## Set exercise
Extract the lines that hold the string "this".

## Input
--------------------------------------------------
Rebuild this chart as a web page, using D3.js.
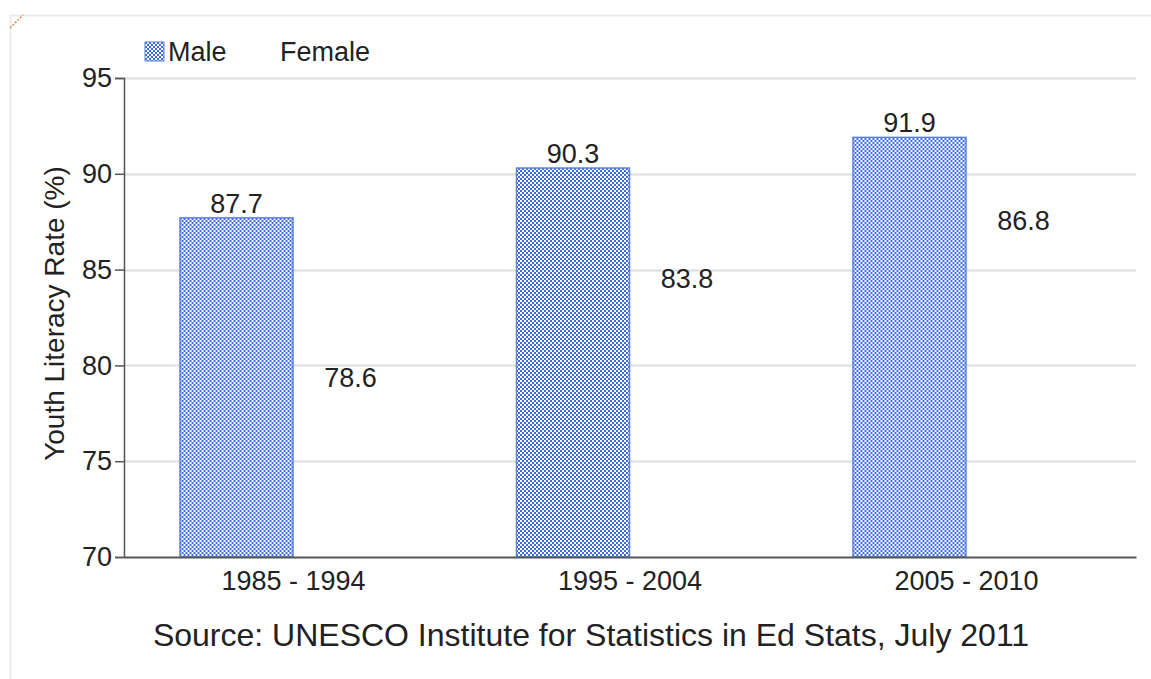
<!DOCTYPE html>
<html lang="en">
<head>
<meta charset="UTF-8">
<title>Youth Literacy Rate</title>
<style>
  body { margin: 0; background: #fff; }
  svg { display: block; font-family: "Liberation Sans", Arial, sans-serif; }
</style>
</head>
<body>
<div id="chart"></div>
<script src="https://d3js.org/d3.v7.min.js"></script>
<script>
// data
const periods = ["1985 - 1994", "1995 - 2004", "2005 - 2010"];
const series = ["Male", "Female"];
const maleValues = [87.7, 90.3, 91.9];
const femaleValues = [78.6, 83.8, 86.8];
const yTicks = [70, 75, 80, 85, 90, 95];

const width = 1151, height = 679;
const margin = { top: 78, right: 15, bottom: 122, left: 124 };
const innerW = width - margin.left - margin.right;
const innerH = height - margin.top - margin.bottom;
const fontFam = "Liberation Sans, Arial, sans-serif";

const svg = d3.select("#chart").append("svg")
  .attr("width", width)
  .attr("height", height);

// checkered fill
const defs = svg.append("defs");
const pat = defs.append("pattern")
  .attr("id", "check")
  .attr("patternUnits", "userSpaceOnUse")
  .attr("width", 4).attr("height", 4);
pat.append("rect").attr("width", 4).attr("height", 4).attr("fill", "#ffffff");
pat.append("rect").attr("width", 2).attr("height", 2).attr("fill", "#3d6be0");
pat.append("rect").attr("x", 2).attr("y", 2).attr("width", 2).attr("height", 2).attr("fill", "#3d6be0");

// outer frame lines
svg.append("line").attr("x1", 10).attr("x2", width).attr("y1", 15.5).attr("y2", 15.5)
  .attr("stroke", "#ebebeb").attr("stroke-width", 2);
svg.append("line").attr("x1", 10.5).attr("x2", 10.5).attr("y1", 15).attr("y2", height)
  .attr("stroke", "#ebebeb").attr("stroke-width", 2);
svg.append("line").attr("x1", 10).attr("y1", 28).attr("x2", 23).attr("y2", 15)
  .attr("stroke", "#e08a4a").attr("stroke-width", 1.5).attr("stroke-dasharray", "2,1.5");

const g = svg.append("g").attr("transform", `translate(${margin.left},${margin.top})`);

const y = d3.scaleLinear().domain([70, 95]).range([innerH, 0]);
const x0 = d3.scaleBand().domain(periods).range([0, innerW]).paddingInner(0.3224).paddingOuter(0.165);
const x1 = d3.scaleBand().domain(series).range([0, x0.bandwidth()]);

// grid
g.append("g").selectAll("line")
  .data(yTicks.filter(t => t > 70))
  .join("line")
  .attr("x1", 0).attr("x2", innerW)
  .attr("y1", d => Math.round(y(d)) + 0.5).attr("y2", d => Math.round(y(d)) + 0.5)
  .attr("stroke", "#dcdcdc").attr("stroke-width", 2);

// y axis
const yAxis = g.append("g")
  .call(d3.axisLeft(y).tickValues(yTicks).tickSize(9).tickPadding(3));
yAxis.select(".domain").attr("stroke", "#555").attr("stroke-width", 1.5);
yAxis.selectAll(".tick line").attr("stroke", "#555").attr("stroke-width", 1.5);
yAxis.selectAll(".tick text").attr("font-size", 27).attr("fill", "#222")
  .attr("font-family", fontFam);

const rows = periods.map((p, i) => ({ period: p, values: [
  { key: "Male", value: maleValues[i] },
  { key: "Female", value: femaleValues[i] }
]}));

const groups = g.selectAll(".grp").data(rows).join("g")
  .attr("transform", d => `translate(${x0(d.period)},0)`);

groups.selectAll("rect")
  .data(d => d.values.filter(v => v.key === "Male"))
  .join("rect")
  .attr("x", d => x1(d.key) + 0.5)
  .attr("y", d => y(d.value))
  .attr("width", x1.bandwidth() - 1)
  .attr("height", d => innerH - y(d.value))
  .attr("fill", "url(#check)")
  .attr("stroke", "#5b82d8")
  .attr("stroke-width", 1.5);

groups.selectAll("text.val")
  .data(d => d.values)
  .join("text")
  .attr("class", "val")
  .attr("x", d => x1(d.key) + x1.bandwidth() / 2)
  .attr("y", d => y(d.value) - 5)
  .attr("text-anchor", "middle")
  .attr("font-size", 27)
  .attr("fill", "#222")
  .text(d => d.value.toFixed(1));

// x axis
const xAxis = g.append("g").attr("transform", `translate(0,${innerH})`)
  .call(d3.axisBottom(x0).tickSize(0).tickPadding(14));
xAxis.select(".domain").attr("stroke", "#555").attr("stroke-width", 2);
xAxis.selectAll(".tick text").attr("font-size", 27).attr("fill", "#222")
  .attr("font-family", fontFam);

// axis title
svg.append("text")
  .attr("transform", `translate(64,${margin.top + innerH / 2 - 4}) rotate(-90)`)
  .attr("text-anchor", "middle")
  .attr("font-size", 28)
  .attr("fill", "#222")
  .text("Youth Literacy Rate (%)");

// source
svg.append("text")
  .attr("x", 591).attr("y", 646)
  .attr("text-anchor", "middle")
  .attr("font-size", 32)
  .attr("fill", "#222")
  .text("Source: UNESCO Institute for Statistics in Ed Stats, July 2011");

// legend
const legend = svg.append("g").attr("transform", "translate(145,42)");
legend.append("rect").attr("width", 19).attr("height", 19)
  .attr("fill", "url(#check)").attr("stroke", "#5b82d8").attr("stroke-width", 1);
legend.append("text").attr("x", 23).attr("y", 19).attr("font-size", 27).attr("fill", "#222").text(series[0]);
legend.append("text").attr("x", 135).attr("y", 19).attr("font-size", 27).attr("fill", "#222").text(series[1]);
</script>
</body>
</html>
--------------------------------------------------
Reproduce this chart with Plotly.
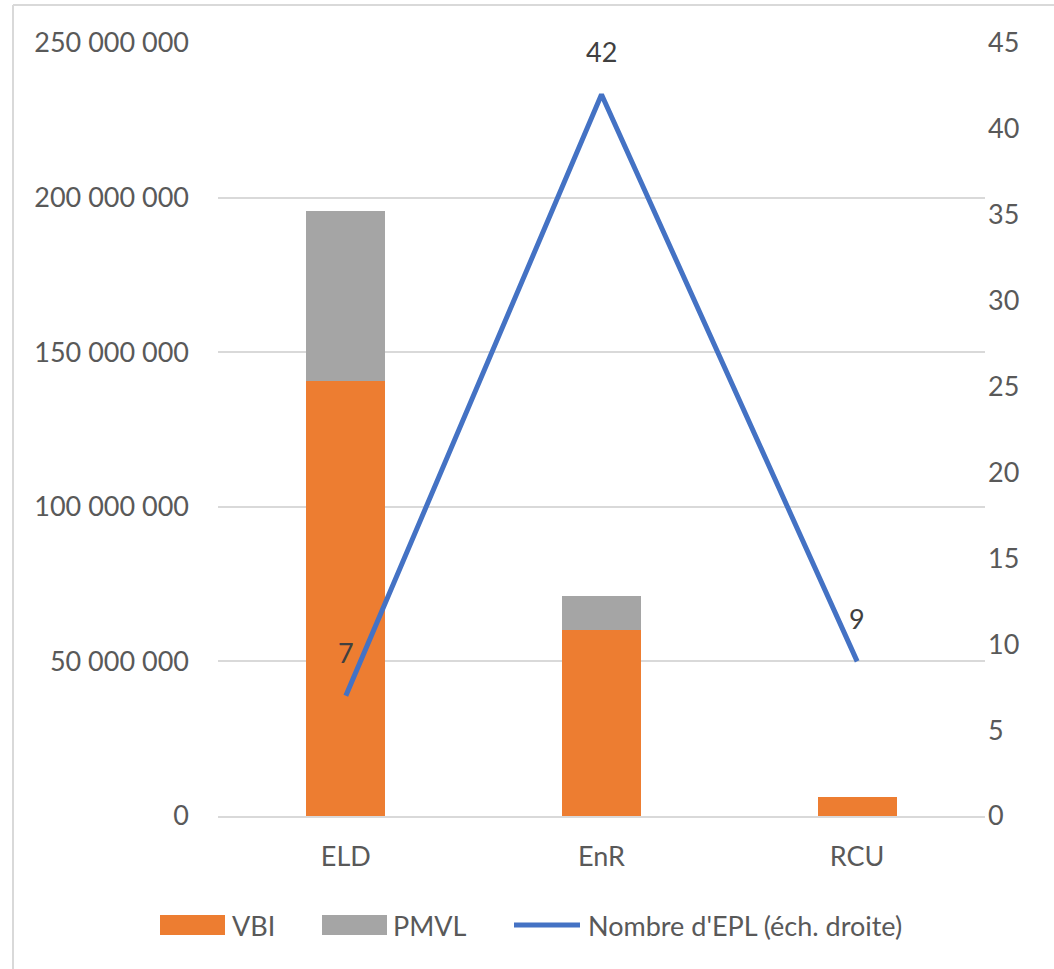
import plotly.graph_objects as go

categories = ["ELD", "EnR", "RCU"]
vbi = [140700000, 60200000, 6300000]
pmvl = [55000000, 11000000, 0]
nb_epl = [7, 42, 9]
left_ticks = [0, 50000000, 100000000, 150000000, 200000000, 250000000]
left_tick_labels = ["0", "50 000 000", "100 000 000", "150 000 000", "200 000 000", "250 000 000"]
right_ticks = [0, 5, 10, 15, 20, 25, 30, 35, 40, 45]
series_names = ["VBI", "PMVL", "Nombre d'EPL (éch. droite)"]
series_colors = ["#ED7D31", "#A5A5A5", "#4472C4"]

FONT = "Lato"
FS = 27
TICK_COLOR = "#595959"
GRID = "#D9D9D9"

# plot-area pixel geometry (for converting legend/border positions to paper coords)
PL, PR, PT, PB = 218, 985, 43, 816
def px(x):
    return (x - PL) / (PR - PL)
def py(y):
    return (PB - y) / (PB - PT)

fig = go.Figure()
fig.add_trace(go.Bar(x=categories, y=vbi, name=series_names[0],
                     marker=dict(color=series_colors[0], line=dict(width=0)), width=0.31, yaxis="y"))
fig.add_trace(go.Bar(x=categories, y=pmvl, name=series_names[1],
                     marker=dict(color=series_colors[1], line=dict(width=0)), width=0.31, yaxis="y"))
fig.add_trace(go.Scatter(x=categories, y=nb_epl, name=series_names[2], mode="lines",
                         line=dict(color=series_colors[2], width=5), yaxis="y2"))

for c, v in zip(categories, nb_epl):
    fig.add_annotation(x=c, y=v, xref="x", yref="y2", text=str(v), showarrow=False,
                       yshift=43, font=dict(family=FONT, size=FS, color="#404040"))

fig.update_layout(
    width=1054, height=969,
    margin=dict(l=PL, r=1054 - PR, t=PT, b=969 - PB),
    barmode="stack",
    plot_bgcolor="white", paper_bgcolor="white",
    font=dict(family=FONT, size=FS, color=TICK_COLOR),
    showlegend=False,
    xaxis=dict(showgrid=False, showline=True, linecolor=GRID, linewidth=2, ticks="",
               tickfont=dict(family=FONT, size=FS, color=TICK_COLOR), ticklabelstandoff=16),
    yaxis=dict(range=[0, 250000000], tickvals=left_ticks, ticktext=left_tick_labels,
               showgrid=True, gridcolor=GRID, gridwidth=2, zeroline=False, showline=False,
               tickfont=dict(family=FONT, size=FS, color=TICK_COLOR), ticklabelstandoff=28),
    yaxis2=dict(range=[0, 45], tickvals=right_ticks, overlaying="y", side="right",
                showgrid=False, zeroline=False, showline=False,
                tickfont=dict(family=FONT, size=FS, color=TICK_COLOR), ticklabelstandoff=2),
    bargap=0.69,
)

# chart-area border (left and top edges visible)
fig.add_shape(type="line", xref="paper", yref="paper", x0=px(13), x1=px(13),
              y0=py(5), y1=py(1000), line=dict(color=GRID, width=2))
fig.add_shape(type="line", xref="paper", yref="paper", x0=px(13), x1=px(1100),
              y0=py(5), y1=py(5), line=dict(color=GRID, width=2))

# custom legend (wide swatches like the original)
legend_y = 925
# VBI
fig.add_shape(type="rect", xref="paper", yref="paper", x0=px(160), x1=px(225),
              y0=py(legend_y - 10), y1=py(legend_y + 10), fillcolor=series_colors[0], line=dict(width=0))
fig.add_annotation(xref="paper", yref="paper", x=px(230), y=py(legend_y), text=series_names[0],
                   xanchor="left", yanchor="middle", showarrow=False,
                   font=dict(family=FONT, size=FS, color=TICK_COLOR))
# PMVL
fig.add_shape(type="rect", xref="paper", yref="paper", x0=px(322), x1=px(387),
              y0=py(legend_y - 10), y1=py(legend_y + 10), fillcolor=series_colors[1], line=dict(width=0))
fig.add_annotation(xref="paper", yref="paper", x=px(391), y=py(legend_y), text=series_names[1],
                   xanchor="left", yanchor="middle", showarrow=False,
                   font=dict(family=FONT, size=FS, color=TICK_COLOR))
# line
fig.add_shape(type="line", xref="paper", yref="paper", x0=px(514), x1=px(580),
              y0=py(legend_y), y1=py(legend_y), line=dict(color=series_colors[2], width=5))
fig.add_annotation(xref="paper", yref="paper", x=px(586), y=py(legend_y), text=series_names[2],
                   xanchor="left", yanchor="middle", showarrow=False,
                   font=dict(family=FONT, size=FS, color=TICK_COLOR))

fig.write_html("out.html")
--------------------------------------------------
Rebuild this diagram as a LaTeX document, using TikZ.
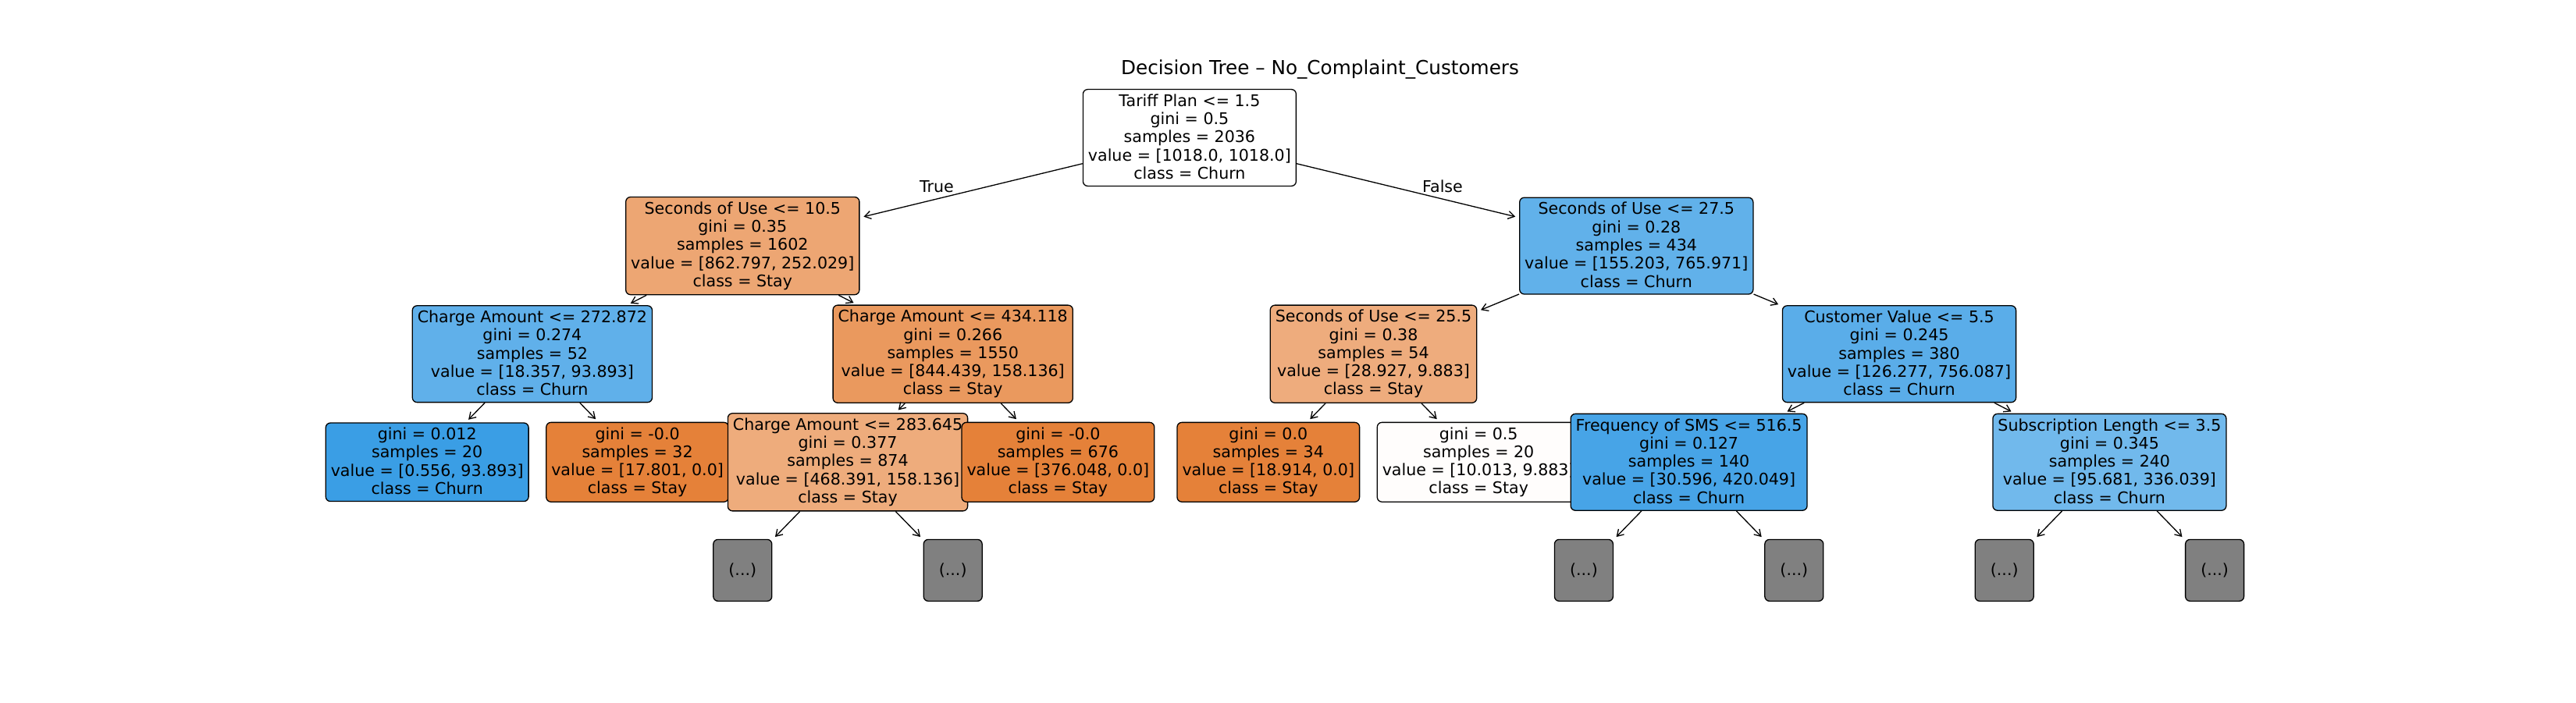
--------------------------------------------------
## Output below
Rebuild this chart as a web page, using D3.js.
Reproduce this chart with Plotly.
Rebuild this diagram as a LaTeX document, using TikZ.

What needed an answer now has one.